(Entries with chart source code)
□ □ □ □
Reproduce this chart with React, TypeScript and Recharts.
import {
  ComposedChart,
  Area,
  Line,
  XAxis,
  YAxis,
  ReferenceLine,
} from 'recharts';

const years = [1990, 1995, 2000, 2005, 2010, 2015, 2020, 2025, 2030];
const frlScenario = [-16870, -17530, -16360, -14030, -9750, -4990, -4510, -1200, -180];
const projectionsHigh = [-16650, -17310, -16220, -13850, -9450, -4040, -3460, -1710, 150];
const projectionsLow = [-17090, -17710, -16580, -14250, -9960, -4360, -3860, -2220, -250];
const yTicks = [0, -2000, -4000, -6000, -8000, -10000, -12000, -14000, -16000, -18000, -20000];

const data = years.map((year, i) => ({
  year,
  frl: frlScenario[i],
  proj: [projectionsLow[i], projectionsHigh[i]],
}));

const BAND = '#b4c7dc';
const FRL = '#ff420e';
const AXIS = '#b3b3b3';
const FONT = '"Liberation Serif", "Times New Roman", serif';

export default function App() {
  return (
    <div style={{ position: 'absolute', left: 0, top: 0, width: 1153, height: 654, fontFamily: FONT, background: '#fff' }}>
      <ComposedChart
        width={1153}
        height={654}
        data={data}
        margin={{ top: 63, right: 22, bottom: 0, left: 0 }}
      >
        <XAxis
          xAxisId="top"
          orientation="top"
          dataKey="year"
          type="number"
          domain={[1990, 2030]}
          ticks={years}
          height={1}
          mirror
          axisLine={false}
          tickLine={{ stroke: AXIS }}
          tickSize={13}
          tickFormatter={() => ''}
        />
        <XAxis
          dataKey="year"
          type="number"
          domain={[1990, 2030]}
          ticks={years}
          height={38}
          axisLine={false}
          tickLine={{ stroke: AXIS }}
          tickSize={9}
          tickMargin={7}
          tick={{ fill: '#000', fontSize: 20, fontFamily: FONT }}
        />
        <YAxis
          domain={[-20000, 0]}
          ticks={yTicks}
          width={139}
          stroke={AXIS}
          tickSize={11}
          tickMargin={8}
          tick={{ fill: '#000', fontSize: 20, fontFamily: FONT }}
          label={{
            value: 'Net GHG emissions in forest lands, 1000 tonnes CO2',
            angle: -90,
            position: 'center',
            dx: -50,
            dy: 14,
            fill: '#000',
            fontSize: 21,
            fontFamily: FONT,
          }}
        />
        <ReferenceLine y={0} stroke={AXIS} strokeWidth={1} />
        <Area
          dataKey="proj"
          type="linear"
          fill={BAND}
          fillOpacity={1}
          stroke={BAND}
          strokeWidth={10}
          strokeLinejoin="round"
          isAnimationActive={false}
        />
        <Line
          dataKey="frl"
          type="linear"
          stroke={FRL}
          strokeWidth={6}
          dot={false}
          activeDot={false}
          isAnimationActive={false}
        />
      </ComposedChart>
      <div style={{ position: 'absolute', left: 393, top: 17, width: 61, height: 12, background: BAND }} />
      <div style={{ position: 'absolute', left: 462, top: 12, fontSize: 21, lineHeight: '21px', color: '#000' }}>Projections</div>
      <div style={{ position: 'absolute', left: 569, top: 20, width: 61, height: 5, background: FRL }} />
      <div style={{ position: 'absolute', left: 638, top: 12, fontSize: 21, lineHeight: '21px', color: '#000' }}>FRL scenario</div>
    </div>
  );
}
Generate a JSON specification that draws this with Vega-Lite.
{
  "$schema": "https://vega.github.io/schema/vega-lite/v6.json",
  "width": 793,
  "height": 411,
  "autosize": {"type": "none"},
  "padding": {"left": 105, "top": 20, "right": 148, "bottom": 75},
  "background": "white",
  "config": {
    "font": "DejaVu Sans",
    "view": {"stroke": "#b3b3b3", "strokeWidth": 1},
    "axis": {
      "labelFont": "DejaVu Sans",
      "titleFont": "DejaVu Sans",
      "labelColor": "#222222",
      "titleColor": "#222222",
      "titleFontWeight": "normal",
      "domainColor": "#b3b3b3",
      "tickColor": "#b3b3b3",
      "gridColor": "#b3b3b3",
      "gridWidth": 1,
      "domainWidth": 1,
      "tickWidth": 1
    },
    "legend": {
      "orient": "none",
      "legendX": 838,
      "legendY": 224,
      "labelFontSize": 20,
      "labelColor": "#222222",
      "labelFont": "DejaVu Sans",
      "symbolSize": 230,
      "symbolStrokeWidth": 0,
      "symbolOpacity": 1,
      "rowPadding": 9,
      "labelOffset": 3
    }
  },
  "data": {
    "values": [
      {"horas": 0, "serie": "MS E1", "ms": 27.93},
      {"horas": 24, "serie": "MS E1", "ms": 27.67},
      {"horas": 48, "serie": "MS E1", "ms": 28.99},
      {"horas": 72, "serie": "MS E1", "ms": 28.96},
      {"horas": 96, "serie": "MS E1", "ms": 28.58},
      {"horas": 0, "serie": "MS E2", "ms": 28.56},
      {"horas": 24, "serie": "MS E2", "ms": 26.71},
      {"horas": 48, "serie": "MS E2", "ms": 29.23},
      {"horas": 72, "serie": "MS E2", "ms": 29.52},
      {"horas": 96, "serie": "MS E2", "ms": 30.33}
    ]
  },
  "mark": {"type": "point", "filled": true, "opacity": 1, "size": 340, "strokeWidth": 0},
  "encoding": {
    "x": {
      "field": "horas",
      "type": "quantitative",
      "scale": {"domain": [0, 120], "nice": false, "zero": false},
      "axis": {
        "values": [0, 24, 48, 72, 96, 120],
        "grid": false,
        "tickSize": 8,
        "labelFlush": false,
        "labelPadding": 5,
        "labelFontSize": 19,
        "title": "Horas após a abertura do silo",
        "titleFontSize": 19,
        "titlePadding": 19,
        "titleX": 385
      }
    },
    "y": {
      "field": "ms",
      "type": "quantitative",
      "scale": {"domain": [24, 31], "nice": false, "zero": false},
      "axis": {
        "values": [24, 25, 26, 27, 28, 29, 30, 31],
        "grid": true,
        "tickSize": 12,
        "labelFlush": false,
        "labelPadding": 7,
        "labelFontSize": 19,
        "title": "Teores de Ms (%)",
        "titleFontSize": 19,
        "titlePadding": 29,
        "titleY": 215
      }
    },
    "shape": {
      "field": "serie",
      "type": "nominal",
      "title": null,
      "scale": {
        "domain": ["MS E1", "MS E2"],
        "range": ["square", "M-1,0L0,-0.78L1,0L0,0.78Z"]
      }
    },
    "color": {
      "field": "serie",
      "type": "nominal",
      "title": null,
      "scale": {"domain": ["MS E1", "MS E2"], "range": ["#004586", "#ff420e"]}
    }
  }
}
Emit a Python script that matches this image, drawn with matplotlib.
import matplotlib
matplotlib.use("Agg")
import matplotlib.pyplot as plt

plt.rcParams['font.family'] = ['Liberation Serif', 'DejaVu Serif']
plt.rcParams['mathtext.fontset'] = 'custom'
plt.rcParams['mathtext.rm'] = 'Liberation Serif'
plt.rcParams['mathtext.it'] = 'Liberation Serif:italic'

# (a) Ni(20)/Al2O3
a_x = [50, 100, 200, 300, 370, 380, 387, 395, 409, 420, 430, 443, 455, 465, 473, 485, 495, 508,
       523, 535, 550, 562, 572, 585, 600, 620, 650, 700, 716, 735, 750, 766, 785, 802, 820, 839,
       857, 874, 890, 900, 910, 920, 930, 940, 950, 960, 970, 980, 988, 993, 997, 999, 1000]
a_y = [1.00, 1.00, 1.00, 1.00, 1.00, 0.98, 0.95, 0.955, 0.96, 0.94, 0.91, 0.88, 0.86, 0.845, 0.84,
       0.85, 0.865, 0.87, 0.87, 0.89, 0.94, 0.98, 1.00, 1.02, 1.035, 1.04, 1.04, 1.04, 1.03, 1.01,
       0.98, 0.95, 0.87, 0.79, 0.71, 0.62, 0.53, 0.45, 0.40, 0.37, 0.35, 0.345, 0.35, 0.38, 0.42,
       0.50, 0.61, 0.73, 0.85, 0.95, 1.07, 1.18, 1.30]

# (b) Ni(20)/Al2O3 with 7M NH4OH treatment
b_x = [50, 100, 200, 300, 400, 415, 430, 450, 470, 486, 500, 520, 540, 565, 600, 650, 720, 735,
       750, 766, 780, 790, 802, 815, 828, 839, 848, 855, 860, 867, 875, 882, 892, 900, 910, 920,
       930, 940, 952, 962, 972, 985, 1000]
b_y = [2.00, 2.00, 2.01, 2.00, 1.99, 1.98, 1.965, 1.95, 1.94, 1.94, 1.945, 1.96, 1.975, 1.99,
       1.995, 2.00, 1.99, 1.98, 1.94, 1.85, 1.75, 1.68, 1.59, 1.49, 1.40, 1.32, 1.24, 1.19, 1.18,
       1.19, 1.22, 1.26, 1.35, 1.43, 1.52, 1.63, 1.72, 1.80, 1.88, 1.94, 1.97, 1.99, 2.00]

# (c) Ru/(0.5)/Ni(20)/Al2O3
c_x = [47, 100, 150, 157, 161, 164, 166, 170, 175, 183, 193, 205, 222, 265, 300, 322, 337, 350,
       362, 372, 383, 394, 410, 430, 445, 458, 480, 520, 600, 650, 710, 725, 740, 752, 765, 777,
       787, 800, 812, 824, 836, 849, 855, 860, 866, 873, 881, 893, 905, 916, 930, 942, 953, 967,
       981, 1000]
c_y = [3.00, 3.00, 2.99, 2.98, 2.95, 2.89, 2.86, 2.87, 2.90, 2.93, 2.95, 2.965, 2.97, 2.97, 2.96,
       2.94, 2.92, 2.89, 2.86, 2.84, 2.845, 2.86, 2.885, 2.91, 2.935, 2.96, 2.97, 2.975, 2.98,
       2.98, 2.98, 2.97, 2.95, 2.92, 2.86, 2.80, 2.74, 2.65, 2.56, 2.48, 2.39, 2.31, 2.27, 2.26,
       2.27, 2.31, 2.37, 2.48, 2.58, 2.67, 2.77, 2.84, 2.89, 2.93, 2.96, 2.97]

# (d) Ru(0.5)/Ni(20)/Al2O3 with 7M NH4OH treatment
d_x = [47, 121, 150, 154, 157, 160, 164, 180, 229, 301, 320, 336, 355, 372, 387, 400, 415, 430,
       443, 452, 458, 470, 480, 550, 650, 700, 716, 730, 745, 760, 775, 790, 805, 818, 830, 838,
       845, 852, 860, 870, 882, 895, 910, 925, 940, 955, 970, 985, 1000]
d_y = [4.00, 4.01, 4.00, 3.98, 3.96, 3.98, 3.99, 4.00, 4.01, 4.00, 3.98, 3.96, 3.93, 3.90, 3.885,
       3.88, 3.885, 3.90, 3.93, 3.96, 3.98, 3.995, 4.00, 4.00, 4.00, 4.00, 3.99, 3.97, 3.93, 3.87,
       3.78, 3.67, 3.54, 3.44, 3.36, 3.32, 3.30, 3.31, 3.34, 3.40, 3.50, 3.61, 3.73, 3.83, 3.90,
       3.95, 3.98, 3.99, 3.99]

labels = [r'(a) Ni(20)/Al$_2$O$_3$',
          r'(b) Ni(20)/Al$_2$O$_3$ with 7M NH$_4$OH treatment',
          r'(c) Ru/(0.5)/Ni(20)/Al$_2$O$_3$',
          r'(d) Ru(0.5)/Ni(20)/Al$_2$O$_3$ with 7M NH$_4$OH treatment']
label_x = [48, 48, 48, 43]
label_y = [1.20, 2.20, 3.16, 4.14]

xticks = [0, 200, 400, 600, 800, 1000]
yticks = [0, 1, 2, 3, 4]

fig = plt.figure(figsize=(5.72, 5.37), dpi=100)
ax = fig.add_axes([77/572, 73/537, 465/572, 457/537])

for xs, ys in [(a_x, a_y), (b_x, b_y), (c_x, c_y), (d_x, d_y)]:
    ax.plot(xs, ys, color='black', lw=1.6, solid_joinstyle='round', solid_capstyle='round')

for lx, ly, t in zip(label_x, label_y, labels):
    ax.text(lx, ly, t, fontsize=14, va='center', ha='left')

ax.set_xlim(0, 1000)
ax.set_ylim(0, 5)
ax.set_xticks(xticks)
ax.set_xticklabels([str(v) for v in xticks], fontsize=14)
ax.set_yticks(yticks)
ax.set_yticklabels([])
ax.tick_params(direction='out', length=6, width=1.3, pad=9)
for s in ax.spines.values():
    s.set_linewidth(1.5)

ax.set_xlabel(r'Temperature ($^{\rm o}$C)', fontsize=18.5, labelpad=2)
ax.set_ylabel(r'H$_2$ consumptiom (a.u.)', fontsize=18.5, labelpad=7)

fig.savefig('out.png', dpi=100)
□ □ □ □
The exercise >> Reproduce, exactly as written, the stretch of lines whose first line is the one with "Emit a Python" and whose last line is the one with "plt.rcParams['mathtext.it'] = 'Liberation".

Task answer >>
Emit a Python script that matches this image, drawn with matplotlib.
import matplotlib
matplotlib.use("Agg")
import matplotlib.pyplot as plt

plt.rcParams['font.family'] = ['Liberation Serif', 'DejaVu Serif']
plt.rcParams['mathtext.fontset'] = 'custom'
plt.rcParams['mathtext.rm'] = 'Liberation Serif'
plt.rcParams['mathtext.it'] = 'Liberation Serif:italic'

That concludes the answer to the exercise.